The U.K. certainly has Brexit-tainted political headwinds that could morph into substantial financial headwinds in 2020, depending on how that drama plays out. That said, the U.K. is relatively inexpensive with a traditional and a Shiller PE both in the 16 range. Nearby Spain is even cheaper. Poland and the Czech Republic are cheaper still, sporting traditional and Shiller PEs in the range of 10 to 13.
And it’s not just Europe that’s on sale. Over in Asia, Hong Kong, China, Singapore, and Malaysia are all in the stock market equivalent of the bargain basement bin at the moment.
As for the absolute cheapest: Russia and Turkey, each with single-digit PE ratios, are the least-expensive major markets in the world. Yes—they both have financial and/or political issues they’re dealing with. But such events are usually fleeting, and market valuations always revert to the mean.
Said another way: What goes up, always comes down…and what’s currently down regularly goes back up.
And in that is our opportunity to profit. The way we do so is to take profits in what has gone up (the U.S.) and invest in what is currently down (much of the rest of the world).
Here is where I’m looking.
First and Foremost: Emerging Europe
I would certainly have a mutual fund or exchange traded fund (ETF) that singularly invests in this part of the world, which includes Russia, Poland, Czech Republic, Hungary, Greece, and Turkey, among other markets. This is the cheapest part of the world today.

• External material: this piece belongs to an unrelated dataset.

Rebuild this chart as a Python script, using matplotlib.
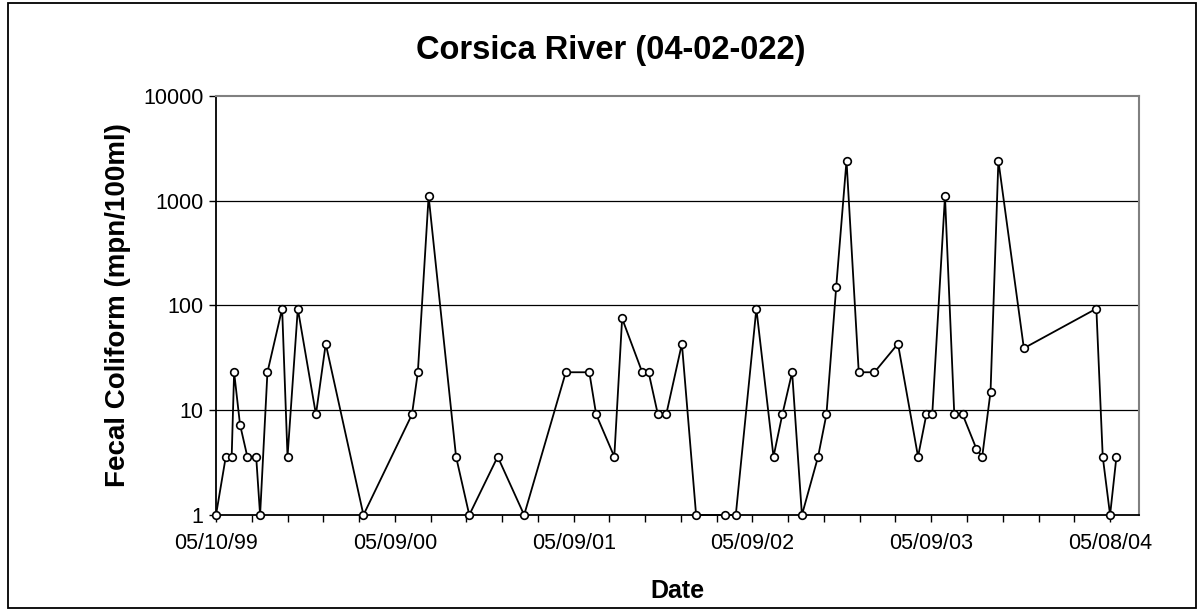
import datetime as dt
import matplotlib
matplotlib.use("Agg")
import matplotlib.pyplot as plt
import matplotlib.dates as mdates
from matplotlib.patches import Rectangle
from matplotlib.ticker import FixedLocator, FuncFormatter, NullLocator

plt.rcParams["font.family"] = ["Liberation Sans", "DejaVu Sans"]

# sampling dates and fecal coliform counts (MPN/100ml)
sample_dates = [
    "1999-05-10", "1999-05-30", "1999-06-11", "1999-06-16", "1999-06-28",
    "1999-07-13", "1999-07-31", "1999-08-08", "1999-08-23", "1999-09-22",
    "1999-10-03", "1999-10-24", "1999-11-30", "1999-12-20", "2000-03-06",
    "2000-06-13", "2000-06-25", "2000-07-17", "2000-09-11", "2000-10-08",
    "2000-12-05", "2001-01-28", "2001-04-23", "2001-06-10", "2001-06-24",
    "2001-07-31", "2001-08-16", "2001-09-26", "2001-10-09", "2001-10-28",
    "2001-11-14", "2001-12-16", "2002-01-14", "2002-03-13", "2002-04-05",
    "2002-05-17", "2002-06-21", "2002-07-09", "2002-07-29", "2002-08-18",
    "2002-09-20", "2002-10-07", "2002-10-27", "2002-11-17", "2002-12-12",
    "2003-01-13", "2003-03-02", "2003-04-12", "2003-04-29", "2003-05-11",
    "2003-06-06", "2003-06-25", "2003-07-12", "2003-08-09", "2003-08-21",
    "2003-09-07", "2003-09-23", "2003-11-14", "2004-04-10", "2004-04-23",
    "2004-05-08", "2004-05-21",
]
fecal_coliform = [
    1, 3.6, 3.6, 23, 7.3,
    3.6, 3.6, 1, 23, 93,
    3.6, 93, 9.1, 43, 1,
    9.1, 23, 1100, 3.6, 1,
    3.6, 1, 23, 23, 9.1,
    3.6, 75, 23, 23, 9.1,
    9.1, 43, 1, 1, 1,
    93, 3.6, 9.1, 23, 1,
    3.6, 9.1, 150, 2400, 23,
    23, 43, 3.6, 9.1, 9.1,
    1100, 9.1, 9.1, 4.3, 3.6,
    15, 2400, 39, 93, 3.6,
    1, 3.6,
]

y_ticks = [1, 10, 100, 1000, 10000]
axis_start = "1999-05-10"
axis_end = "2004-07-06"
major_step_days = 365
minor_step_days = 73

dates = [dt.datetime.strptime(d, "%Y-%m-%d") for d in sample_dates]
start = dt.datetime.strptime(axis_start, "%Y-%m-%d")
end = dt.datetime.strptime(axis_end, "%Y-%m-%d")

fig = plt.figure(figsize=(12.04, 6.11), dpi=100)
ax = fig.add_axes([0.1794, 0.1571, 0.7666, 0.6863])

ax.plot(dates, fecal_coliform, color="black", linewidth=1.3,
        marker="o", markersize=5.5, markerfacecolor="white",
        markeredgecolor="black", markeredgewidth=1.2, zorder=3, clip_on=False)

ax.set_yscale("log")
ax.set_ylim(1, 10000)
ax.yaxis.set_major_locator(FixedLocator(y_ticks))
ax.yaxis.set_minor_locator(NullLocator())
ax.yaxis.set_major_formatter(FuncFormatter(lambda v, p: f"{v:g}"))
for yv in y_ticks[1:-1]:
    ax.axhline(yv, color="black", linewidth=0.9, zorder=1)

ax.set_xlim(start, end)
n_major = (end - start).days // major_step_days
majors = [start + dt.timedelta(days=major_step_days * k) for k in range(n_major + 1)]
minors = [start + dt.timedelta(days=minor_step_days * k)
          for k in range((end - start).days // minor_step_days + 1)]
ax.xaxis.set_major_locator(FixedLocator(mdates.date2num(majors)))
ax.xaxis.set_minor_locator(FixedLocator(mdates.date2num(minors)))
ax.xaxis.set_major_formatter(mdates.DateFormatter("%m/%d/%y"))

ax.tick_params(axis="both", which="both", direction="out", length=5,
               width=1, colors="black", labelsize=15.5)
ax.tick_params(axis="x", pad=8)
ax.tick_params(axis="y", pad=4)

for side in ("top", "right"):
    ax.spines[side].set_color("#808080")
    ax.spines[side].set_linewidth(1.5)
for side in ("left", "bottom"):
    ax.spines[side].set_color("black")
    ax.spines[side].set_linewidth(1.3)

fig.text(0.507, 0.918, "Corsica River (04-02-022)", ha="center", va="center",
         fontsize=23.5, fontweight="bold")
ax.set_xlabel("Date", fontsize=18, fontweight="bold", labelpad=18)
ax.set_ylabel("Fecal Coliform (mpn/100ml)", fontsize=20, fontweight="bold",
              labelpad=9)

fig.patches.append(Rectangle((0.0066, 0.0049), 0.9868, 0.9902, fill=False,
                             edgecolor="black", linewidth=1.3,
                             transform=fig.transFigure, figure=fig))

fig.savefig("out.png", dpi=100)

That’s largely because institutional investors are currently focused on major European markets such as Germany, Switzerland, France, the Netherlands, etc. “Big” and “blue chip” are in vogue because these kinds of large stock markets are where most of the world’s liquidity resides.
Smaller markets, even though their economies are growing nicely in many cases, are simply shunted aside for lack of interest due, in part, to lack of liquidity. (Big investors like to be able to get into a market without their large-scale purchases moving a stock price; and, more importantly, they like to be able to sell their positions quickly, if they need to flee in a crisis).
I would own a mutual fund or an ETF that owns just China, one that invests just in Hong Kong, and a third concentrated on Southeast Asia.
China and Hong Kong are cheap. Hong Kong, in particular, is artificially cheap because of all the social unrest rocking the city in recent months. That will pass, and Hong Kong markets will right themselves quickly.
Though not every market in Southeast Asia is cheap, most of the funds that you will find have a large concentration in Singapore and Malaysia, and both of those markets are relatively cheap and stacked with strong companies.
Third: The United Kingdom
Brexit is a wildcard, no doubt. And I am not convinced conservative British politicians are smart enough to navigate this without disaster. Nor is much of the world impressed with the loony lurch away from the European Union, as witnessed by the fact that U.K. stocks have pretty much trodden water for the last few years.
Still, the U.K. is cheap, and it’s loaded with some of the world’s bluest blue chips. It’s worthy of a small investment at these levels.
Finally, let me address the issue of currency. You absolutely want to find mutual funds and ETFs that do not hedge their currency exposure, meaning that they don’t seek to negate in dollar terms the impact of currency movements on the portfolio.
As I noted above, U.S. debts and deficits are, ultimately, untenable. And the White House is constantly berating the Federal Reserve for ever-lower interest rates, while imprudently racking up ever higher debts and deficits. That speaks to a weakening dollar at some point in the not-too-distant future.
As the dollar declines, the value of other currencies rises by definition. In practical terms, that means that if a British stock is trading at say, £10, then right now it is worth $13.10. But if the dollar fell, say, 10% against the pound, that same British stock trading at the same £10 price, is suddenly worth $14.53. You made a nearly 11% gain even though the stock’s price didn’t move.
It’s a win-win as you rack up profits and dividends.
Better still is that any dividends you earn from the stock, ETF, or mutual fund will buy increasing amounts of dollars back home. It’s win-win as you rack up profits and dividends.
So, while U.S. stocks are still trading at nosebleed levels, take a moment to lock-in some of those profits, and then look to invest them to work in far cheaper markets around the world.